The decision on this one came down to an odd factor - which one did I remember better? I mean, we're back in January reads right now, people, and some of the books have quite frankly faded in my mind. Royal Assassin gets screwed because it blends too much with the first book in the series. I didn't love The Diamond Age, but it was provocative and interesting in the view of yet another corporate-dominated future.


The Great Gatsby by F. Scott Fitzgerald vs. The Curse of Chalion by Lois McMaster Bujold

Winner: The Curse of Chalion

Screw it. I'm overlooking the classic, however well deserved it may be, in favour of the book I'd pick up if both were laid in front of me right this very moment. The Great Gatsby was a reread, which may also contribute it it going out in the first round, however much that may enrage the ghsot of F. Scott Fitzgerald. The Curse of Chalion was the last book I read in the amazing Lois McMaster Bujold gift package my dear friend Nele sent me when I was having trouble tracking down her books in the local library system. It was as much fun as her science fiction, with an engaging hero and twisty supernatural aspects. 


The Magicians by Lev Grossman vs. Saga Vol. 3 by Brian K. Vaughn

Winner: The Magicians

Melissa loaned me both of these books, and apparently I finished them back-to-back, so two of her favourites are going head-to-head in the very first round!

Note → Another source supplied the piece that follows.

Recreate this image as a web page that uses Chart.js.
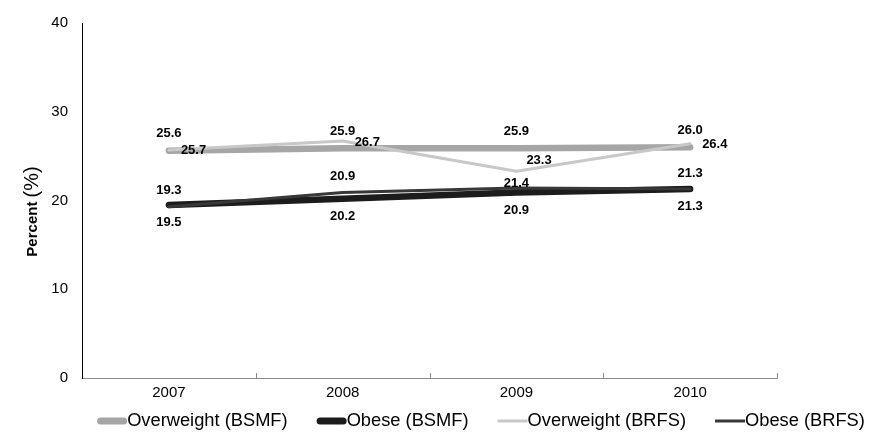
<!DOCTYPE html>
<html>
<head>
<meta charset="utf-8">
<script src="https://cdn.jsdelivr.net/npm/chart.js@4/dist/chart.umd.min.js"></script>
<style>
  html, body { margin: 0; padding: 0; background: #fff; }
  canvas { display: block; }
</style>
</head>
<body>
<canvas id="chart" width="870" height="432"></canvas>
<script>
// Survey years and prevalence (%) by source
const years = ['2007', '2008', '2009', '2010'];
const overweightBSMF = [25.6, 25.9, 25.9, 26.0];
const obeseBSMF = [19.5, 20.2, 20.9, 21.3];
const overweightBRFS = [25.7, 26.7, 23.3, 26.4];
const obeseBRFS = [19.3, 20.9, 21.4, 21.3];
const yTicks = [0, 10, 20, 30, 40];

const FONT = 'Arial, "Liberation Sans", Helvetica, sans-serif';

// Where each value label sits relative to its point
const labelPlacement = {
  overweightBSMF: ['top', 'top', 'top', 'top'],
  obeseBSMF: ['bottom', 'bottom', 'bottom', 'bottom'],
  overweightBRFS: ['right', 'right', 'upright', 'right'],
  obeseBRFS: ['topnear', 'topnear', 'near', 'topnear']
};

const valueLabels = {
  id: 'valueLabels',
  afterDatasetsDraw(chart) {
    const ctx = chart.ctx;
    ctx.save();
    ctx.font = 'bold 13px ' + FONT;
    ctx.fillStyle = '#000';
    ctx.textBaseline = 'middle';
    chart.data.datasets.forEach((ds, di) => {
      const meta = chart.getDatasetMeta(di);
      const places = labelPlacement[ds.key];
      meta.data.forEach((pt, i) => {
        const txt = ds.data[i].toFixed(1);
        const p = places[i];
        let x = pt.x, y = pt.y;
        if (p === 'top') { ctx.textAlign = 'center'; y -= 17; }
        else if (p === 'topnear') { ctx.textAlign = 'center'; y -= 16; }
        else if (p === 'bottom') { ctx.textAlign = 'center'; y += 17.5; }
        else if (p === 'right') { ctx.textAlign = 'left'; x += 12; y += 1; }
        else if (p === 'upright') { ctx.textAlign = 'left'; x += 10; y -= 11; }
        else if (p === 'near') { ctx.textAlign = 'center'; y -= 5; }
        ctx.fillText(txt, x, y);
      });
    });
    ctx.restore();
  }
};

// Short upward tick marks at category boundaries on the x axis
const xTickMarks = {
  id: 'xTickMarks',
  afterDraw(chart) {
    const xs = chart.scales.x;
    const ctx = chart.ctx;
    const n = chart.data.labels.length;
    const step = xs.width / n;
    ctx.save();
    ctx.strokeStyle = '#8c8c8c';
    ctx.lineWidth = 1;
    for (let k = 1; k <= n; k++) {
      const x = Math.round(xs.left + step * k) + 0.5;
      ctx.beginPath();
      ctx.moveTo(x, xs.top);
      ctx.lineTo(x, xs.top - 5);
      ctx.stroke();
    }
    ctx.restore();
  }
};

// Rotated y-axis title in two type styles
const yTitle = {
  id: 'yTitle',
  afterDraw(chart) {
    const ctx = chart.ctx;
    const a = 'Percent ';
    const b = '(%)';
    ctx.save();
    const fa = 'bold 15px ' + FONT;
    const fb = '20px ' + FONT;
    ctx.font = fa; const wa = ctx.measureText(a).width;
    ctx.font = fb; const wb = ctx.measureText(b).width;
    const cy = (chart.chartArea.top + chart.chartArea.bottom) / 2 + 11;
    ctx.translate(33, cy);
    ctx.rotate(-Math.PI / 2);
    ctx.textBaseline = 'middle';
    ctx.textAlign = 'left';
    ctx.fillStyle = '#000';
    const start = -(wa + wb) / 2;
    ctx.font = fa; ctx.fillText(a, start, 0);
    ctx.font = fb; ctx.fillText(b, start + wa, -1);
    ctx.restore();
  }
};

// Legend: line swatch immediately followed by its label
const lineLegend = {
  id: 'lineLegend',
  afterDraw(chart) {
    const ctx = chart.ctx;
    const sw = 30, gap = 29, cy = 421;
    ctx.save();
    ctx.font = '18.3px ' + FONT;
    ctx.textBaseline = 'middle';
    ctx.textAlign = 'left';
    const items = chart.data.datasets.map(ds => ({ ds, w: ctx.measureText(ds.label).width }));
    const total = items.reduce((s, it) => s + sw + it.w, 0) + gap * (items.length - 1);
    let x = 481 - total / 2;
    items.forEach(it => {
      ctx.strokeStyle = it.ds.borderColor;
      ctx.lineWidth = it.ds.legendWidth;
      ctx.lineCap = it.ds.legendWidth > 4 ? 'round' : 'butt';
      const inset = it.ds.legendWidth > 4 ? it.ds.legendWidth / 2 : 0;
      ctx.beginPath();
      ctx.moveTo(x + inset, cy);
      ctx.lineTo(x + sw - inset, cy);
      ctx.stroke();
      ctx.fillStyle = '#000';
      ctx.fillText(it.ds.label, x + sw, cy);
      x += sw + it.w + gap;
    });
    ctx.restore();
  }
};

new Chart(document.getElementById('chart'), {
  type: 'line',
  data: {
    labels: years,
    datasets: [
      { key: 'overweightBSMF', label: 'Overweight (BSMF)', data: overweightBSMF,
        borderColor: '#a6a6a6', borderWidth: 6.5, legendWidth: 7, order: 2 },
      { key: 'obeseBSMF', label: 'Obese (BSMF)', data: obeseBSMF,
        borderColor: '#1c1c1c', borderWidth: 6.5, legendWidth: 7, order: 2 },
      { key: 'overweightBRFS', label: 'Overweight (BRFS)', data: overweightBRFS,
        borderColor: '#c8c8c8', borderWidth: 3, legendWidth: 3, order: 1 },
      { key: 'obeseBRFS', label: 'Obese (BRFS)', data: obeseBRFS,
        borderColor: '#383838', borderWidth: 3, legendWidth: 3, order: 1 }
    ].map(d => Object.assign({
      fill: false, tension: 0, pointRadius: 0, pointHoverRadius: 0,
      borderCapStyle: 'round', borderJoinStyle: 'round'
    }, d))
  },
  options: {
    responsive: false,
    animation: false,
    devicePixelRatio: 1,
    layout: { padding: { left: 0, right: 93, top: 21, bottom: 0 } },
    plugins: { legend: { display: false }, tooltip: { enabled: false } },
    scales: {
      x: {
        offset: true,
        grid: { display: false, drawTicks: false },
        border: { display: true, color: '#8c8c8c', width: 1 },
        ticks: { color: '#000', font: { family: FONT, size: 15 }, padding: 6, maxRotation: 0 },
        afterFit(scale) { scale.height = 54; }
      },
      y: {
        min: 0, max: 40,
        afterBuildTicks(scale) { scale.ticks = yTicks.map(v => ({ value: v })); },
        grid: { display: false, drawTicks: false },
        border: { display: true, color: '#000', width: 1 },
        ticks: { color: '#000', font: { family: FONT, size: 15 }, padding: 14 },
        afterFit(scale) { scale.width = 82; }
      }
    }
  },
  plugins: [valueLabels, xTickMarks, yTitle, lineLegend]
});
</script>
</body>
</html>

Dramatic!  But although I love Saga, this was an easy choice. Saga's great, but I fell entirely in love with Lev Grossman's first entry in his trilogy. The language is beautiful, and it's a riff on Narnia, which makes it just precisely my kind of book. Beautiful writing, story, indelible (if not always likable) characters. It's a winner.


Patron Saint of Liars by Ann Patchett vs. Scardown by Elizabeth Bear

Winner: Scardown

An even easier choice! I have not been a great Ann Patchett fan, although I liked Patron Saint of Liars more than the other books of hers I have read. And Elizabeth Bear is up there as one of my favourite authors currently writing. (And I just scored four more of her books at the yearly library sale here in London, so expect more reviews to come). Scardown is a middle book, but it's one that ends with a bang. Or a...but I won't spoil it. It's world-changing, audacious, Jenny Casey is amazing. So much fun, so traumatizing, and the end had tears running down my face.